JAKARTA – Inflasi Indonesia secara umum masih lebih tinggi dibandingkan negara lain, khususnya anggota ASEAN 5, yaitu Malaysia, Filipina, Thailand, dan Singapura, yang pada tahun 2015 masing-masing mencapai 2,7 persen, 1,5 persen, -0,85 persen, dan -0,6 persen.
Oleh sebab itu, diperlukan langkah-langkah agar kesenjangan inflasi tersebut dapat dikurangi sehingga Indonesia dapat lebih memiliki daya saing di ASEAN. ”Kita perlu mewaspadai peningkatan tekanan inflasi dari komoditas tanaman pangan, terutama beras, cabai merah, bawang merah, bawang putih, daging ayam ras, dan daging sapi,” kata Gubernur Bank Indonesia (BI) Agus DW Martowardojo usai acara Apresiasi Kinerja Program Pengendalian Inflasi Bank Indonesia di Jakarta kemarin.

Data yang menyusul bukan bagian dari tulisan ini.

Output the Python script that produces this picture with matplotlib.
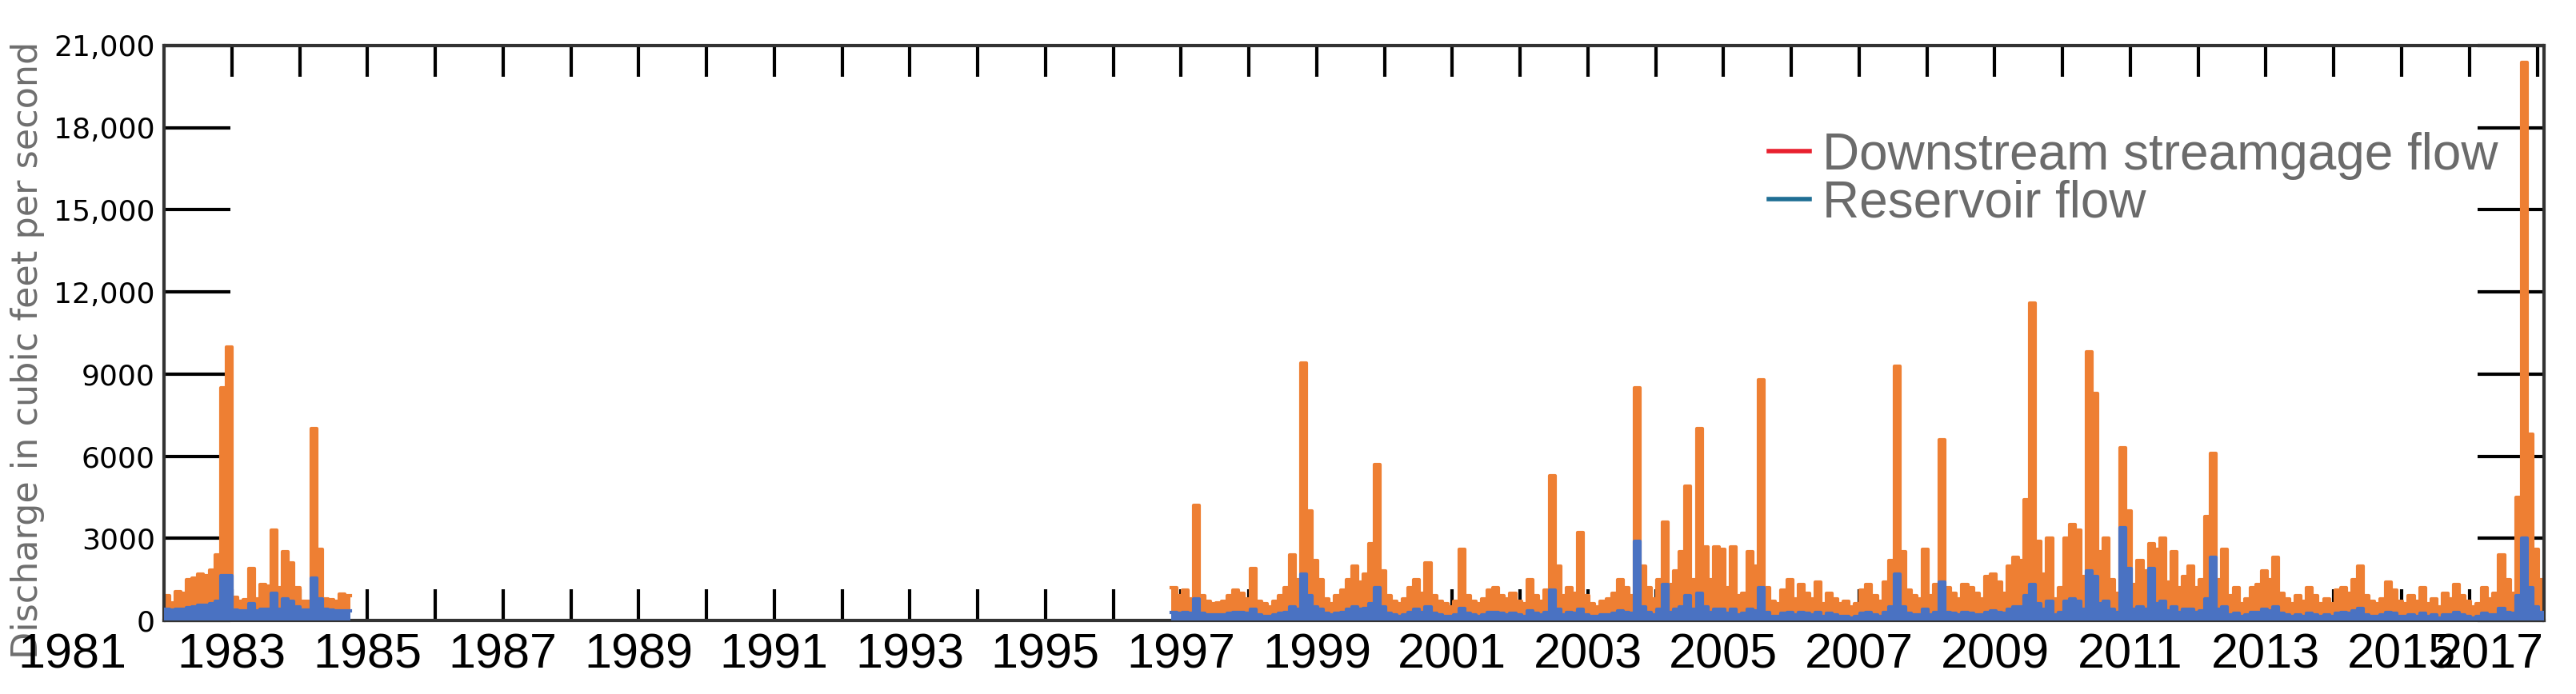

Secara umum, komoditas volatil foods merupakan penyumbang utama inflasi. Terlihat dari inflasi pada Maret 2016, inflasi Indek Harga konsumen (IHK) di Maret 2016 tercatat sebesar 0,19 persen (mtm), lebih tinggi dibandingkan dengan Februari 2016 sebesar - 0,09 persen. Menurut Agus, angka tersebut lebih tinggi selama 6 tahun terakhir sekitar 0,05 persen. ”Merespons tingginya inflasi komoditas volatile foods, BI menginisiasi beberapa program pengendalian inflasi, di antaranya pengembangkan Pusat Informasi Harga Pangan Strategis (PIHPS) yang berfungsi sebagai media untuk transparansi harga bahan pangan,” papar dia.
Dengan adanya PIHPS ini, maka diharapkan dapat menciptakan konvergensi harga sehingga dapat mengurangi gejolak harga. Agus menambahkan, tantangan inflasi di Indonesia ke depan ialah volatile food. ”Jadi, ini yang perlu dilakukan koordinasi agar betul terjaga, ini betul-betul mengajak seluruh masyarakat Indonesia agar harga pangan bergejolak tidak menjadi ancaman inflasi,” tegas dia.
Maka dari itu, BI juga mengimplementasikan Program Pengendalian Inflasi melalui pengembangan kluster yang dilaksanakan oleh seluruh Kantor Perwakilan BI. Agus berharap, kehadiran kluster ini dapat meningkatkan produktivitas komoditas bahan makanan penyumbang inflasi.